The Parent Trip – Milestones

Lately my girls have been hitting a lot of milestones. This weekend was another one. The first time we went up on the chairlift together.

  • Mar. 2, 2015 1:00 p.m.

By Shelby Cain

Lately it seems my girls have been hitting a lot of milestones. First sleepover. First attempt at sarcasm. This weekend we had another one. First time our family went up on the chairlift together. This was big. My husband and I have been skiing for a long time and we always envisioned the day we’d be heading up the mountain with our kids. As childless people, it seemed so straightforward when you watch families doing it. Then you have your own kids. And you take your two and three-year olds skiing on the Mighty Moose together. That night, as you lay lifeless on the couch icing your back and drinking a beer to recover from your post-traumatic stress, it doesn’t seem so easy. In fact, it seems impossible. You may consider never skiing again. But time marches on, and before you know it a fun family ski day is back in the realm of possibility.

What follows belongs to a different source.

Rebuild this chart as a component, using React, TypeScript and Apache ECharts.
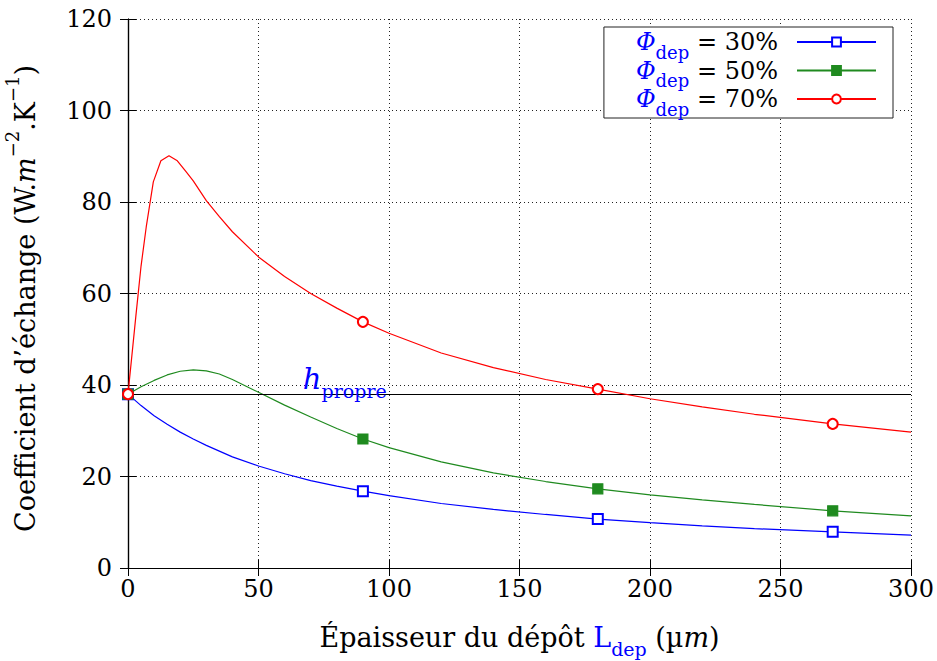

Now that the girls are four and five, the Mighty Moose is getting boring. The Elk Chair beckoned. If you are unfamiliar with the Elk Chair, it’s the lift that goes right above the beautiful log houses that stretch up the hill. Normally when I get on the chairlift with other adults, I spend the time chatting and resting and sometimes shivering. Not this time. This time I got to experience the lift with my kid-goggles on. What a ride! Everything was exciting. The way it scooped us up and swung us into the air. The way we soared above the roofs and people down below. Four squealed with delight. “Mommy, where do we land?”  Five, having ridden the lift before with her ski class, was the wily veteran. Pointing out landmarks and preparing Four for the best part of the Elk Chair. The underwear tree. Yes, for many years now there has been a tree under the chair that seems to collect underwear. How does it get there? Who knows. I suspect the Griz has something to do with it. Whatever their source, the mysterious, brightly coloured undergarments hang from the branches and scream for attention. To be honest, I don’t even notice them anymore. But once my kid-goggles were applied, that tree was absurdly remarkable. Five tried to explain to Four what she was about to see, but I’m not sure she really got it. Was the tree actually wearing the underwear? She hung on the edge of her seat in anticipation, giving me a heart attack. Finally the bright-pink unmentionables came into view. Five pointed. Four stared. And then the torrent of questions began. “Mommy, why would someone take off their boo-boo cover and throw it onto a tree? How do you get your unders off when you have on your snowsuit? Why?” All very valid questions. Anyone?